The Communist Bayonet

Mary Against the Marxists, part I

This series is about perhaps the most historically consequential Marian apparition that is very little known. It illustrates how the power of faith and prayers of a nation helps to combat Marxism. The following is a description of the event and a comprehensive yet concise overview of its historical and political context.

On November 11, 1918, Europe lay in ashes after the Great War. Germany was in ruins and was socially and politically unstable with fighting between the Communists and nationalists. Poland had regained her independence after 123 years of not being on the map. This was done with the help of Pope Benedict XV who, throughout the war, helped bring to the world’s attention the persecution of Catholic Poles divided under the Russian, Prussian, and Austrian empires.[1]

But something terrible had happened in Russia, something history has never witnessed. Russia in the east was gripped in civil war between the rising Bolsheviks (Red Russians) and the nationalists (White Russians). The Bolsheviks under the leadership of Vladimir Lenin (a 31st degree freemason) and Leon Trotsky removed the House of Romanov from the Russian throne and, under Lenin’s orders, the former Tsar Nikolas II of Russia and his family were shot and bayoneted to death in July 1918.[2] A week after the end of the war, Leon Trotsky unveiled a plan to export the Bolshevik revolution to the capitalist west.[3] The dawn of hell was rising on earth.

It was precisely about these “errors of Russia” that the Blessed Virgin Mary warned the world at Fatima a year earlier in 1917 when she appeared to three children and then publicly to up to 70,000 people.

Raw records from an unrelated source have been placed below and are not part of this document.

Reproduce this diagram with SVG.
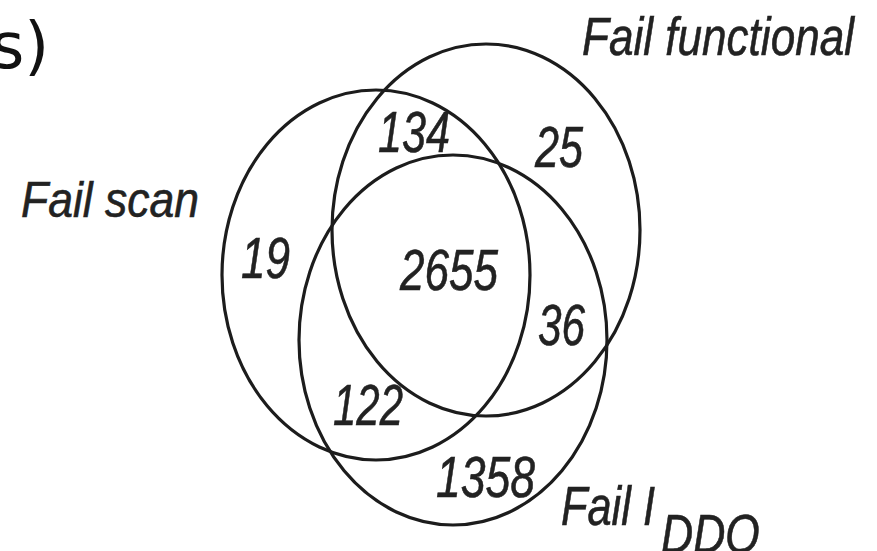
<svg xmlns="http://www.w3.org/2000/svg" width="877" height="551" viewBox="0 0 877 551">
<style>
.set{fill:none;stroke:#1c1c1c;stroke-width:3.2}
.lbl{font-family:"Liberation Sans",Arial,sans-serif;font-style:italic;fill:#222;stroke:#222;stroke-width:0.6}
.num{font-family:"Liberation Sans",Arial,sans-serif;font-style:italic;font-size:58px;fill:#222;stroke:#222;stroke-width:0.6}
</style>
<rect width="877" height="551" fill="#ffffff"/>
<text x="-9" y="68" font-family="DejaVu Sans, sans-serif" font-size="64" fill="#111">s)</text>
<g id="fail-scan">
<ellipse class="set" cx="376" cy="275" rx="154" ry="185"/>
<text class="lbl" x="21" y="217" font-size="50" textLength="178" lengthAdjust="spacingAndGlyphs">Fail scan</text>
</g>
<g id="fail-functional">
<ellipse class="set" cx="486" cy="230" rx="154" ry="186"/>
<text class="lbl" x="582" y="55" font-size="54" textLength="272" lengthAdjust="spacingAndGlyphs">Fail functional</text>
</g>
<g id="fail-iddq">
<ellipse class="set" cx="453" cy="340" rx="154" ry="185"/>
<text class="lbl" x="561" y="525" font-size="56" textLength="94" lengthAdjust="spacingAndGlyphs">Fail I</text>
<text class="lbl" x="661" y="553" font-size="56" textLength="99" lengthAdjust="spacingAndGlyphs">DDQ</text>
</g>
<g id="counts">
<text class="num" x="378" y="152" textLength="72" lengthAdjust="spacingAndGlyphs">134</text>
<text class="num" x="535" y="167" textLength="48" lengthAdjust="spacingAndGlyphs">25</text>
<text class="num" x="241" y="278" textLength="49" lengthAdjust="spacingAndGlyphs">19</text>
<text class="num" x="400" y="290" textLength="98" lengthAdjust="spacingAndGlyphs">2655</text>
<text class="num" x="538" y="345" textLength="47" lengthAdjust="spacingAndGlyphs">36</text>
<text class="num" x="333" y="425" textLength="70" lengthAdjust="spacingAndGlyphs">122</text>
<text class="num" x="436" y="497" textLength="99" lengthAdjust="spacingAndGlyphs">1358</text>
</g>
<g id="connectors"/>
</svg>
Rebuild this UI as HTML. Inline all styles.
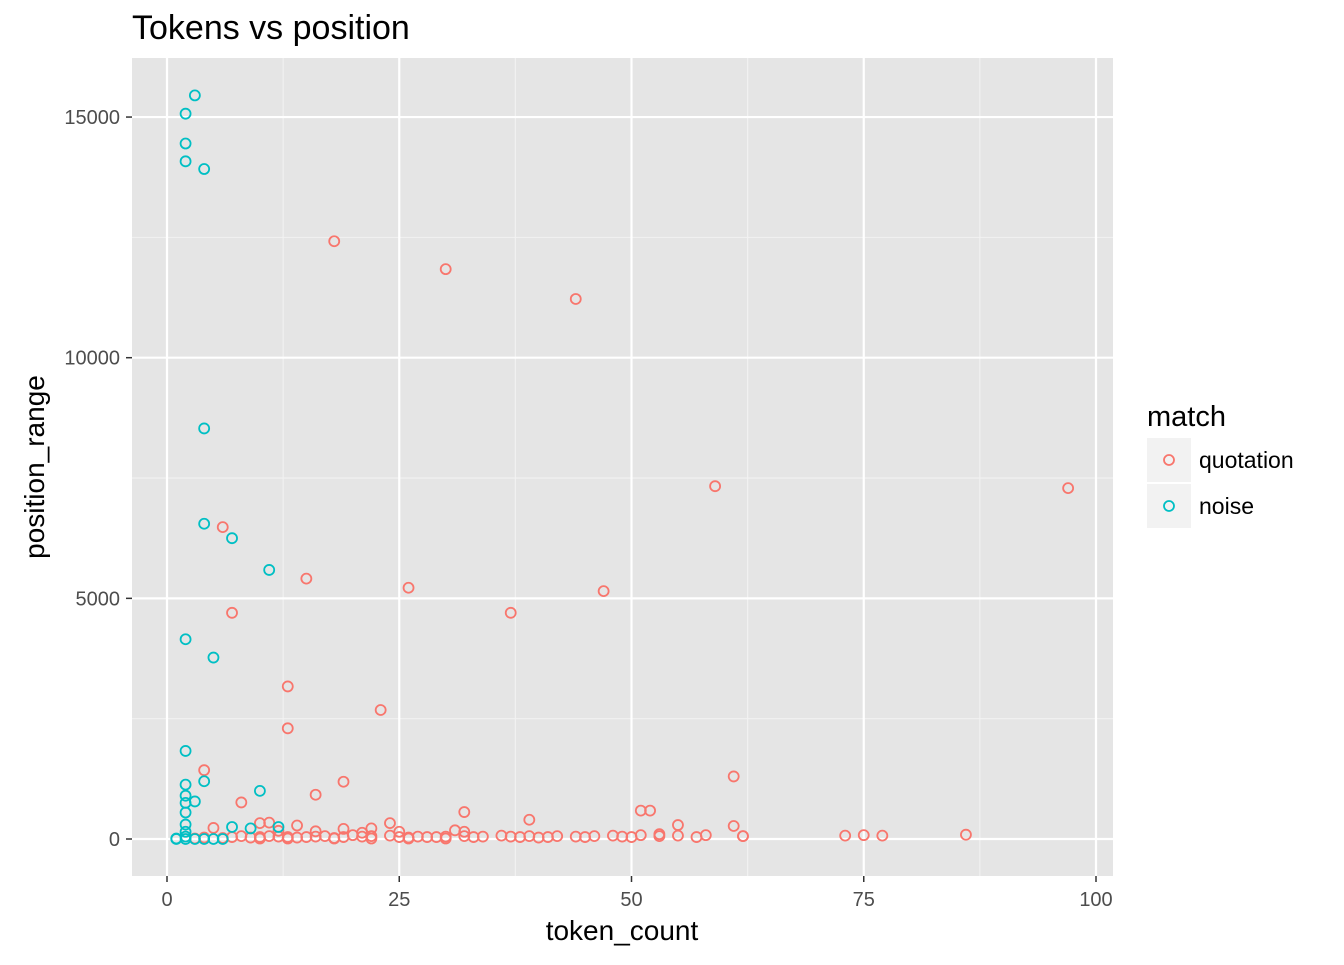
<!DOCTYPE html>
<html><head><meta charset="utf-8"><style>
body{margin:0;background:#fff;font-family:"Liberation Sans",sans-serif}
</style></head><body>
<svg id="c" width="1344" height="960" xmlns="http://www.w3.org/2000/svg" style="font-family:'Liberation Sans',sans-serif">
<text x="132" y="39" font-size="34" fill="#000">Tokens vs position</text>
<rect x="132" y="58" width="981" height="818" fill="#e5e5e5"/>
<g id="grid"></g>
<g id="pts"></g>
<g id="axes"></g>
<text x="622" y="940" font-size="28" text-anchor="middle">token_count</text>
<text transform="translate(44,467) rotate(-90)" font-size="28" text-anchor="middle">position_range</text>
<g>
<text x="1147" y="426" font-size="29">match</text>
<rect x="1147" y="438" width="44" height="44" fill="#f2f2f2"/>
<circle cx="1169" cy="460" r="5" fill="none" stroke="#F8766D" stroke-width="1.8"/>
<text x="1199" y="468" font-size="23">quotation</text>
<rect x="1147" y="484" width="44" height="44" fill="#f2f2f2"/>
<circle cx="1169" cy="506" r="5" fill="none" stroke="#00BFC4" stroke-width="1.8"/>
<text x="1199" y="514" font-size="23">noise</text>
</g>
</svg>
<script>
const xTicks=[0,25,50,75,100];
const yTicks=[0,5000,10000,15000];
const noiseX=[3,2,2,2,4,4,4,7,11,2,5,2,2,4,3,2,2,2,2,2,7,9,10,12,1,2,3,5,2,1,4,6];
const noiseY=[15450,15070,14450,14080,13920,8530,6550,6250,5590,4150,3770,1830,1130,1200,780,900,750,550,300,150,250,220,1000,250,0,0,0,0,50,10,0,0];
const quoteX=[18,30,44,59,97,6,15,26,47,7,37,13,23,13,4,61,19,16,8,32,51,52,39,55,61,10,11,24,14,22,19,5,25,31,32,16,12,21,
4,6,7,8,9,10,11,12,13,14,15,16,17,18,19,20,21,22,24,25,26,27,28,29,30,32,33,34,36,37,38,39,40,41,42,44,45,46,48,49,50,51,53,55,57,58,62,73,75,77,86,3,10,13,18,22,26,30,53,62];
const quoteY=[12420,11840,11220,7330,7290,6480,5410,5220,5150,4700,4700,3170,2680,2300,1430,1300,1190,920,760,560,590,590,400,290,270,330,340,330,280,220,210,230,150,180,150,160,170,130,
30,20,40,60,30,40,60,50,40,30,40,50,60,20,40,80,50,60,70,40,30,50,40,40,50,60,40,50,70,50,40,60,30,40,60,50,40,60,70,50,40,80,60,70,40,80,60,70,80,70,90,10,10,10,10,10,10,10,100,60];
const X=v=>167+v*9.29, Y=v=>839-v*0.04813;
const NS="http://www.w3.org/2000/svg";
function mk(tag,attrs,parent){const e=document.createElementNS(NS,tag);for(const k in attrs)e.setAttribute(k,attrs[k]);parent.appendChild(e);return e;}
const g=document.getElementById('grid'),ax=document.getElementById('axes'),p=document.getElementById('pts');
for(let i=0;i<xTicks.length-1;i++){const m=(xTicks[i]+xTicks[i+1])/2;const l=mk('line',{x1:X(m),x2:X(m),y1:58,y2:876,stroke:'#f2f2f2','stroke-width':1.1},g);}
for(let i=0;i<yTicks.length;i++){const m=yTicks[i]+2500;if(Y(m)>58){const l=mk('line',{x1:132,x2:1113,y1:Y(m),y2:Y(m),stroke:'#f2f2f2','stroke-width':1.1},g);}}
xTicks.forEach(t=>{const l=mk('line',{x1:X(t),x2:X(t),y1:58,y2:876,stroke:'#fff','stroke-width':2.2},g);
mk('line',{x1:X(t),x2:X(t),y1:876,y2:882,stroke:'#333','stroke-width':1.5},ax);
const tx=mk('text',{x:X(t),y:906,'font-size':20,'text-anchor':'middle',fill:'#4d4d4d'},ax);tx.textContent=t;});
yTicks.forEach(t=>{const l=mk('line',{x1:132,x2:1113,y1:Y(t),y2:Y(t),stroke:'#fff','stroke-width':2.2},g);
mk('line',{x1:126,x2:132,y1:Y(t),y2:Y(t),stroke:'#333','stroke-width':1.5},ax);
const tx=mk('text',{x:120,y:Y(t)+7,'font-size':20,'text-anchor':'end',fill:'#4d4d4d'},ax);tx.textContent=t;});
quoteX.forEach((v,i)=>{const c=mk('circle',{cx:X(v),cy:Y(quoteY[i]),r:5,fill:'none',stroke:'#F8766D','stroke-width':1.8},p);});
noiseX.forEach((v,i)=>{const c=mk('circle',{cx:X(v),cy:Y(noiseY[i]),r:5,fill:'none',stroke:'#00BFC4','stroke-width':1.8},p);});
</script>
</body></html>
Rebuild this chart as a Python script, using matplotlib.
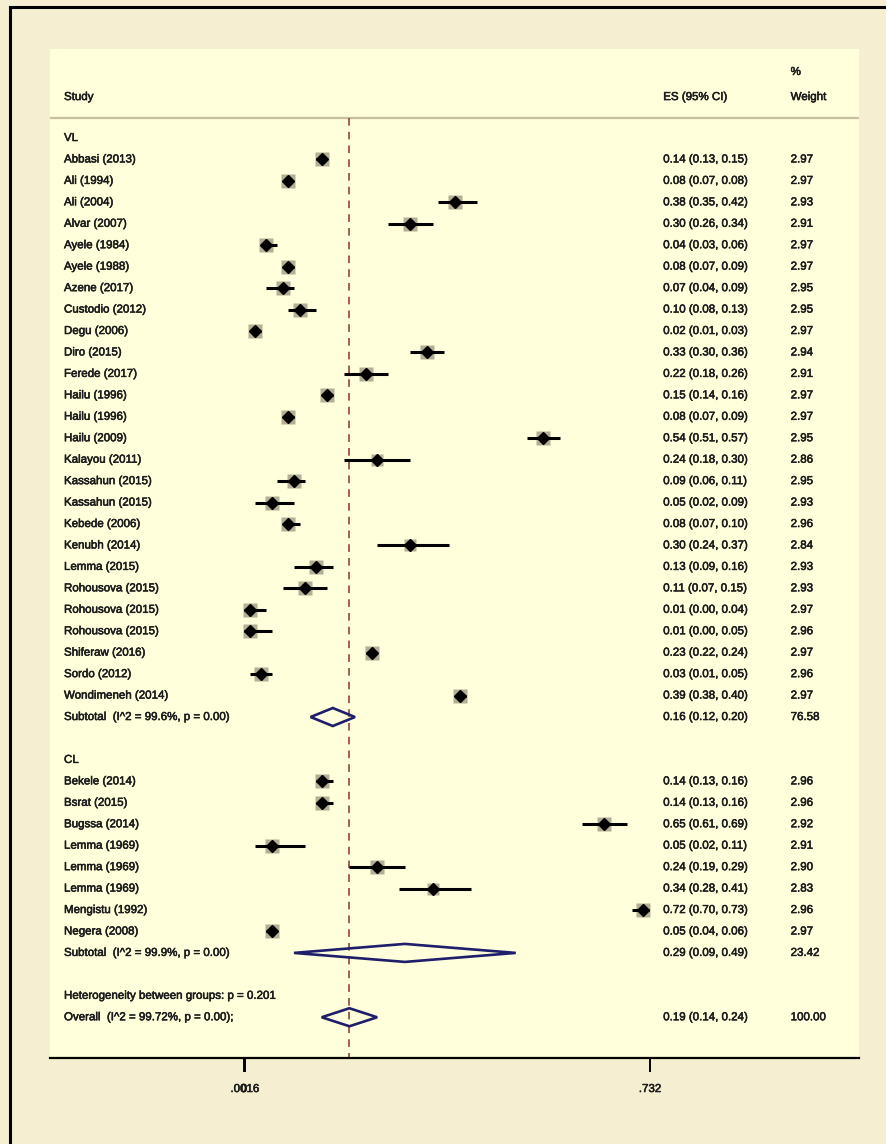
import matplotlib.pyplot as plt
import matplotlib.patheffects as pe
from matplotlib.lines import Line2D
from matplotlib.patches import Polygon
from matplotlib.transforms import blended_transform_factory

plt.rcParams['font.family'] = ['Liberation Sans', 'DejaVu Sans']

# VL studies
vl_study = ['Abbasi (2013)', 'Ali (1994)', 'Ali (2004)', 'Alvar (2007)', 'Ayele (1984)',
            'Ayele (1988)', 'Azene (2017)', 'Custodio (2012)', 'Degu (2006)', 'Diro (2015)',
            'Ferede (2017)', 'Hailu (1996)', 'Hailu (1996)', 'Hailu (2009)', 'Kalayou (2011)',
            'Kassahun (2015)', 'Kassahun (2015)', 'Kebede (2006)', 'Kenubh (2014)', 'Lemma (2015)',
            'Rohousova (2015)', 'Rohousova (2015)', 'Rohousova (2015)', 'Shiferaw (2016)',
            'Sordo (2012)', 'Wondimeneh (2014)']
vl_es = [0.14, 0.08, 0.38, 0.30, 0.04, 0.08, 0.07, 0.10, 0.02, 0.33, 0.22, 0.15, 0.08,
         0.54, 0.24, 0.09, 0.05, 0.08, 0.30, 0.13, 0.11, 0.01, 0.01, 0.23, 0.03, 0.39]
vl_lo = [0.13, 0.07, 0.35, 0.26, 0.03, 0.07, 0.04, 0.08, 0.01, 0.30, 0.18, 0.14, 0.07,
         0.51, 0.18, 0.06, 0.02, 0.07, 0.24, 0.09, 0.07, 0.00, 0.00, 0.22, 0.01, 0.38]
vl_hi = [0.15, 0.08, 0.42, 0.34, 0.06, 0.09, 0.09, 0.13, 0.03, 0.36, 0.26, 0.16, 0.09,
         0.57, 0.30, 0.11, 0.09, 0.10, 0.37, 0.16, 0.15, 0.04, 0.05, 0.24, 0.05, 0.40]
vl_wt = [2.97, 2.97, 2.93, 2.91, 2.97, 2.97, 2.95, 2.95, 2.97, 2.94, 2.91, 2.97, 2.97,
         2.95, 2.86, 2.95, 2.93, 2.96, 2.84, 2.93, 2.93, 2.97, 2.96, 2.97, 2.96, 2.97]
vl_sub = [0.16, 0.12, 0.20, 76.58]
vl_sub_label = 'Subtotal  (I^2 = 99.6%, p = 0.00)'

# CL studies
cl_study = ['Bekele (2014)', 'Bsrat (2015)', 'Bugssa (2014)', 'Lemma (1969)', 'Lemma (1969)',
            'Lemma (1969)', 'Mengistu (1992)', 'Negera (2008)']
cl_es = [0.14, 0.14, 0.65, 0.05, 0.24, 0.34, 0.72, 0.05]
cl_lo = [0.13, 0.13, 0.61, 0.02, 0.19, 0.28, 0.70, 0.04]
cl_hi = [0.16, 0.16, 0.69, 0.11, 0.29, 0.41, 0.73, 0.06]
cl_wt = [2.96, 2.96, 2.92, 2.91, 2.90, 2.83, 2.96, 2.97]
cl_sub = [0.29, 0.09, 0.49, 23.42]
cl_sub_label = 'Subtotal  (I^2 = 99.9%, p = 0.00)'

het_label = 'Heterogeneity between groups: p = 0.201'
overall = [0.19, 0.14, 0.24, 100.00]
overall_label = 'Overall  (I^2 = 99.72%, p = 0.00);'

tick_vals = [0, 0.0016, 0.732]
tick_text = ['0', '.0016', '.732']

OUTER = '#F5EED0'
PANEL = '#FFFFDC'
NAVY = '#1E1E6A'

# row list: (kind, label, es, lo, hi, weight)
rows = [('group', 'VL', None, None, None, None)]
for s, e, l, h, w in zip(vl_study, vl_es, vl_lo, vl_hi, vl_wt):
    rows.append(('study', s, e, l, h, w))
rows.append(('pooled', vl_sub_label, *vl_sub))
rows.append(('blank', '', None, None, None, None))
rows.append(('group', 'CL', None, None, None, None))
for s, e, l, h, w in zip(cl_study, cl_es, cl_lo, cl_hi, cl_wt):
    rows.append(('study', s, e, l, h, w))
rows.append(('pooled', cl_sub_label, *cl_sub))
rows.append(('blank', '', None, None, None, None))
rows.append(('group', het_label, None, None, None, None))
rows.append(('pooled', overall_label, *overall))

fig = plt.figure(figsize=(8.87, 11.44), dpi=100, facecolor=OUTER)
ax = fig.add_axes([50 / 887, 1 - 1058 / 1144, 809 / 887, 1009 / 1144])
ax.set_facecolor(PANEL)
ax.set_xlim(-0.350, 1.109)
ax.set_ylim(42.9, -4.15)

tr = blended_transform_factory(ax.transAxes, ax.transData)
fs = 8.3
tc = '#1c1c1c'
thick = [pe.withStroke(linewidth=0.4, foreground=tc)]


def put(x, y, s):
    ax.text(x, y, s, transform=tr, fontsize=fs, color=tc, va='center', path_effects=thick)


# header
put(0.0173, -1.91, 'Study')
put(0.758, -1.91, 'ES (95% CI)')
put(0.9155, -3.08, '%')
put(0.9155, -1.91, 'Weight')
ax.axhline(-0.93, color='#C8BF9E', lw=1.6, zorder=1)

for r, (kind, label, es, lo, hi, w) in enumerate(rows):
    if kind == 'blank':
        continue
    put(0.0173, r, label)
    if es is None:
        continue
    put(0.758, r, f'{es:.2f} ({lo:.2f}, {hi:.2f})')
    put(0.9155, r, f'{w:.2f}')
    if kind == 'study':
        ax.plot(es, r, marker='s', ms=9.5 * (w / 2.97) ** 0.5, color='#B4AE94',
                mec='none', zorder=2)
        ax.plot([lo, hi], [r, r], color='black', lw=2.2, solid_capstyle='butt', zorder=3)
        ax.plot(es, r, marker='D', ms=6.3, color='black', mec='black', zorder=4)
    else:
        h = 0.42
        ax.add_patch(Polygon([(lo, r), (es, r - h), (hi, r), (es, r + h)], closed=True,
                             facecolor='none', edgecolor=NAVY, lw=1.9, zorder=4))

# overall effect reference line
ax.vlines(overall[0], -0.93, 42.9, colors='#8E3030', linestyles=(0, (5, 4)), lw=1.1, zorder=1)

for side in ['top', 'left', 'right']:
    ax.spines[side].set_visible(False)
ax.spines['bottom'].set_linewidth(1.6)
ax.set_yticks([])
ax.set_xticks(tick_vals)
ax.set_xticklabels(tick_text)
ax.tick_params(axis='x', length=10, width=1.4, pad=8, labelsize=fs, labelcolor=tc)
for t in ax.get_xticklabels():
    t.set_path_effects(thick)

# frame on the left and top
fig.add_artist(Line2D([10 / 887, 10 / 887], [0, 1 - 7 / 1144], color='black', lw=2.2,
                      transform=fig.transFigure))
fig.add_artist(Line2D([10 / 887, 1], [1 - 7 / 1144, 1 - 7 / 1144], color='black', lw=2.2,
                      transform=fig.transFigure))

fig.savefig('out.png', dpi=100, facecolor=OUTER)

After gaining independence, Poland was without clear and defined borders. All that was clear was that it was to exist. Just before its independence, Pope Benedict XV sent a papal nuncio to Warsaw in May, 1918. He was Archbishop Achille Rattiego, the future Pope Pius XI.[4] Marshall Josef Piłsudski, having gained the trust and power over the military, became the de facto President of the new Second Republic of Poland. His ambition was to restore the borders of Poland as they were with the Polish-Lithuanian commonwealth before the first partition of Poland in 1772. This was the same commonwealth that was responsible for saving Europe from the Islamic invasion at the battle of Vienna under King Jan Sobieski. Along with this he wanted to create a federation of states with Poland as the leader (called Intermarium) in order to ensure security and strength between imperialist Russia in the east and Germany in the west.

The lack of a defined border created a virtual no man’s land on Poland’s eastern border. This vacuum was quickly filled when the Bolsheviks marched in and took Vilnius in January, 1919 and then Minsk in February. Piłsudski recruited and sent expedited formations of the new Polish army towards the invading Bolsheviks and so begun the Polish-Bolshevik wars, which were more of a series of territorial battles than an all-out war. The Poles retook Vilnius in April, 1919 after three days of street fighting. The Treaty of Versailles was signed on 28 June 1919 establishing Poland’s western boundary. However, the question of the eastern boundary remained open. Piłsudski’s army then took Minsk in August. The new young army using equipment leftover from the First World War achieved several sweeping victories on the battlefield to help secure the new Poland’s eastern border. [5] After retaking all of the Bolshevik-occupied cities, Piłsudski moved his forces to take Kiev in Ukraine on May 1920 in order to keep Ukraine free from Bolshevik control and ensure its place in the federation.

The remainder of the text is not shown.